— Start RECORDED INFORMATION —
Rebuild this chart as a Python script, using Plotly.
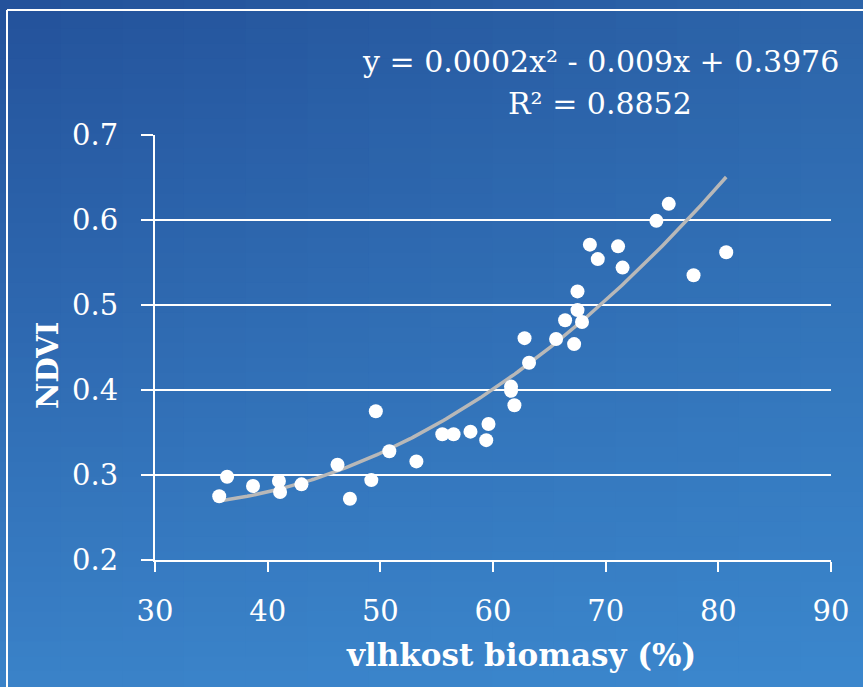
import numpy as np
import plotly.graph_objects as go

# Data
moisture = [35.7, 36.4, 38.7, 41.0, 41.1, 43.0, 46.2, 47.3, 49.2, 49.6, 50.8, 53.2,
            55.5, 56.5, 58.0, 59.4, 59.6, 61.6, 61.6, 61.9, 62.8, 63.2, 65.6, 66.4,
            67.2, 67.5, 67.5, 67.9, 68.6, 69.3, 71.1, 71.5, 74.5, 75.6, 77.8, 80.7]
ndvi = [0.275, 0.298, 0.287, 0.293, 0.280, 0.289, 0.312, 0.272, 0.294, 0.375, 0.328, 0.316,
        0.348, 0.348, 0.351, 0.341, 0.360, 0.404, 0.399, 0.382, 0.461, 0.432, 0.460, 0.482,
        0.454, 0.516, 0.494, 0.480, 0.571, 0.554, 0.569, 0.544, 0.599, 0.619, 0.535, 0.562]
x_ticks = [30, 40, 50, 60, 70, 80, 90]
y_ticks = [0.2, 0.3, 0.4, 0.5, 0.6, 0.7]
equation_text = "y = 0.0002x² - 0.009x + 0.3976"
r2_text = "R² = 0.8852"
x_title = "vlhkost biomasy (%)"
y_title = "NDVI"

# Quadratic trendline fitted to the points
coef = np.polyfit(moisture, ndvi, 2)
xs = np.linspace(min(moisture), max(moisture), 200)
ys = np.polyval(coef, xs)

W, H = 863, 687
L, R, T, B = 155, 32, 135, 127
pw, ph = W - L - R, H - T - B

def px2paper_x(px):
    return (px - L) / pw

def px2paper_y(py):
    return (H - B - py) / ph

# background gradient (bilinear between corner colours)
c_tl = np.array([35, 81, 154])
c_tr = np.array([44, 100, 169])
c_bl = np.array([58, 130, 200])
c_br = np.array([59, 135, 205])
shapes = []
ncol, nrow = 14, 46
for i in range(ncol):
    for j in range(nrow):
        u = (i + 0.5) / ncol
        v = (j + 0.5) / nrow
        c = (c_tl * (1 - u) * (1 - v) + c_tr * u * (1 - v) + c_bl * (1 - u) * v + c_br * u * v)
        col = "rgb(%d,%d,%d)" % tuple(np.round(c).astype(int))
        x0 = i * W / ncol - 1
        x1 = min((i + 1) * W / ncol + 1, W)
        y0 = j * H / nrow - 1
        y1 = min((j + 1) * H / nrow + 1, H)
        shapes.append(dict(type="rect", xref="paper", yref="paper",
                           x0=px2paper_x(max(x0, 0)), x1=px2paper_x(x1),
                           y0=px2paper_y(max(y0, 0)), y1=px2paper_y(y1),
                           fillcolor=col, line=dict(width=0), layer="below"))
# white frame (top and left edges visible)
shapes.append(dict(type="line", xref="paper", yref="paper",
                   x0=px2paper_x(7), x1=px2paper_x(W),
                   y0=px2paper_y(10), y1=px2paper_y(10),
                   line=dict(color="white", width=2), layer="below"))
shapes.append(dict(type="line", xref="paper", yref="paper",
                   x0=px2paper_x(7), x1=px2paper_x(7),
                   y0=px2paper_y(10), y1=px2paper_y(H),
                   line=dict(color="white", width=2), layer="below"))

fig = go.Figure()
fig.add_trace(go.Scatter(x=xs, y=ys, mode="lines",
                         line=dict(color="#b8b8b8", width=3.5), hoverinfo="skip"))
fig.add_trace(go.Scatter(x=moisture, y=ndvi, mode="markers",
                         marker=dict(color="white", size=14, line=dict(width=0))))

font_serif = "DejaVu Serif"
annotations = [
    dict(text=equation_text, xref="paper", yref="paper", x=px2paper_x(600), y=px2paper_y(62),
         xanchor="center", yanchor="middle", showarrow=False,
         font=dict(family=font_serif, size=30, color="white")),
    dict(text=r2_text, xref="paper", yref="paper", x=px2paper_x(600), y=px2paper_y(103),
         xanchor="center", yanchor="middle", showarrow=False,
         font=dict(family=font_serif, size=30, color="white")),
    dict(text="<b>" + x_title + "</b>", xref="paper", yref="paper", x=px2paper_x(521), y=px2paper_y(655),
         xanchor="center", yanchor="middle", showarrow=False,
         font=dict(family=font_serif, size=31, color="white")),
    dict(text="<b>" + y_title + "</b>", xref="paper", yref="paper", x=px2paper_x(48), y=px2paper_y(366),
         xanchor="center", yanchor="middle", showarrow=False, textangle=-90,
         font=dict(family=font_serif, size=29, color="white")),
]

fig.update_layout(
    width=W, height=H,
    margin=dict(l=L, r=R, t=T, b=B),
    paper_bgcolor="rgb(46,105,175)",
    plot_bgcolor="rgba(0,0,0,0)",
    showlegend=False,
    shapes=shapes,
    annotations=annotations,
    xaxis=dict(range=[30, 90], tickvals=x_ticks, ticks="outside", ticklen=10, tickwidth=2,
               tickcolor="white", showline=True, linecolor="white", linewidth=2,
               showgrid=False, zeroline=False, ticklabelstandoff=14,
               tickfont=dict(family=font_serif, size=29, color="white")),
    yaxis=dict(range=[0.2, 0.7], tickvals=y_ticks, tickformat=".1f", ticks="outside", ticklen=12,
               tickwidth=2, tickcolor="white", showline=True, linecolor="white", linewidth=2,
               showgrid=True, gridcolor="white", gridwidth=2, zeroline=False,
               ticklabelstandoff=17,
               tickfont=dict(family=font_serif, size=29, color="white")),
)

fig.write_html("out.html", config={"displayModeBar": False},
               post_script="document.body.style.margin='0';document.body.style.overflow='hidden';")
— End RECORDED INFORMATION —
> REQUIRED TASK
Output the material word for word, omitting its pictures.

> COMPLETED TASK
Rebuild this chart as a Python script, using Plotly.
import numpy as np
import plotly.graph_objects as go

# Data
moisture = [35.7, 36.4, 38.7, 41.0, 41.1, 43.0, 46.2, 47.3, 49.2, 49.6, 50.8, 53.2,
            55.5, 56.5, 58.0, 59.4, 59.6, 61.6, 61.6, 61.9, 62.8, 63.2, 65.6, 66.4,
            67.2, 67.5, 67.5, 67.9, 68.6, 69.3, 71.1, 71.5, 74.5, 75.6, 77.8, 80.7]
ndvi = [0.275, 0.298, 0.287, 0.293, 0.280, 0.289, 0.312, 0.272, 0.294, 0.375, 0.328, 0.316,
        0.348, 0.348, 0.351, 0.341, 0.360, 0.404, 0.399, 0.382, 0.461, 0.432, 0.460, 0.482,
        0.454, 0.516, 0.494, 0.480, 0.571, 0.554, 0.569, 0.544, 0.599, 0.619, 0.535, 0.562]
x_ticks = [30, 40, 50, 60, 70, 80, 90]
y_ticks = [0.2, 0.3, 0.4, 0.5, 0.6, 0.7]
equation_text = "y = 0.0002x² - 0.009x + 0.3976"
r2_text = "R² = 0.8852"
x_title = "vlhkost biomasy (%)"
y_title = "NDVI"

# Quadratic trendline fitted to the points
coef = np.polyfit(moisture, ndvi, 2)
xs = np.linspace(min(moisture), max(moisture), 200)
ys = np.polyval(coef, xs)

W, H = 863, 687
L, R, T, B = 155, 32, 135, 127
pw, ph = W - L - R, H - T - B

def px2paper_x(px):
    return (px - L) / pw

def px2paper_y(py):
    return (H - B - py) / ph

# background gradient (bilinear between corner colours)
c_tl = np.array([35, 81, 154])
c_tr = np.array([44, 100, 169])
c_bl = np.array([58, 130, 200])
c_br = np.array([59, 135, 205])
shapes = []
ncol, nrow = 14, 46
for i in range(ncol):
    for j in range(nrow):
        u = (i + 0.5) / ncol
        v = (j + 0.5) / nrow
        c = (c_tl * (1 - u) * (1 - v) + c_tr * u * (1 - v) + c_bl * (1 - u) * v + c_br * u * v)
        col = "rgb(%d,%d,%d)" % tuple(np.round(c).astype(int))
        x0 = i * W / ncol - 1
        x1 = min((i + 1) * W / ncol + 1, W)
        y0 = j * H / nrow - 1
        y1 = min((j + 1) * H / nrow + 1, H)
        shapes.append(dict(type="rect", xref="paper", yref="paper",
                           x0=px2paper_x(max(x0, 0)), x1=px2paper_x(x1),
                           y0=px2paper_y(max(y0, 0)), y1=px2paper_y(y1),
                           fillcolor=col, line=dict(width=0), layer="below"))
# white frame (top and left edges visible)
shapes.append(dict(type="line", xref="paper", yref="paper",
                   x0=px2paper_x(7), x1=px2paper_x(W),
                   y0=px2paper_y(10), y1=px2paper_y(10),
                   line=dict(color="white", width=2), layer="below"))
shapes.append(dict(type="line", xref="paper", yref="paper",
                   x0=px2paper_x(7), x1=px2paper_x(7),
                   y0=px2paper_y(10), y1=px2paper_y(H),
                   line=dict(color="white", width=2), layer="below"))

fig = go.Figure()
fig.add_trace(go.Scatter(x=xs, y=ys, mode="lines",
                         line=dict(color="#b8b8b8", width=3.5), hoverinfo="skip"))
fig.add_trace(go.Scatter(x=moisture, y=ndvi, mode="markers",
                         marker=dict(color="white", size=14, line=dict(width=0))))

font_serif = "DejaVu Serif"
annotations = [
    dict(text=equation_text, xref="paper", yref="paper", x=px2paper_x(600), y=px2paper_y(62),
         xanchor="center", yanchor="middle", showarrow=False,
         font=dict(family=font_serif, size=30, color="white")),
    dict(text=r2_text, xref="paper", yref="paper", x=px2paper_x(600), y=px2paper_y(103),
         xanchor="center", yanchor="middle", showarrow=False,
         font=dict(family=font_serif, size=30, color="white")),
    dict(text="<b>" + x_title + "</b>", xref="paper", yref="paper", x=px2paper_x(521), y=px2paper_y(655),
         xanchor="center", yanchor="middle", showarrow=False,
         font=dict(family=font_serif, size=31, color="white")),
    dict(text="<b>" + y_title + "</b>", xref="paper", yref="paper", x=px2paper_x(48), y=px2paper_y(366),
         xanchor="center", yanchor="middle", showarrow=False, textangle=-90,
         font=dict(family=font_serif, size=29, color="white")),
]

fig.update_layout(
    width=W, height=H,
    margin=dict(l=L, r=R, t=T, b=B),
    paper_bgcolor="rgb(46,105,175)",
    plot_bgcolor="rgba(0,0,0,0)",
    showlegend=False,
    shapes=shapes,
    annotations=annotations,
    xaxis=dict(range=[30, 90], tickvals=x_ticks, ticks="outside", ticklen=10, tickwidth=2,
               tickcolor="white", showline=True, linecolor="white", linewidth=2,
               showgrid=False, zeroline=False, ticklabelstandoff=14,
               tickfont=dict(family=font_serif, size=29, color="white")),
    yaxis=dict(range=[0.2, 0.7], tickvals=y_ticks, tickformat=".1f", ticks="outside", ticklen=12,
               tickwidth=2, tickcolor="white", showline=True, linecolor="white", linewidth=2,
               showgrid=True, gridcolor="white", gridwidth=2, zeroline=False,
               ticklabelstandoff=17,
               tickfont=dict(family=font_serif, size=29, color="white")),
)

fig.write_html("out.html", config={"displayModeBar": False},
               post_script="document.body.style.margin='0';document.body.style.overflow='hidden';")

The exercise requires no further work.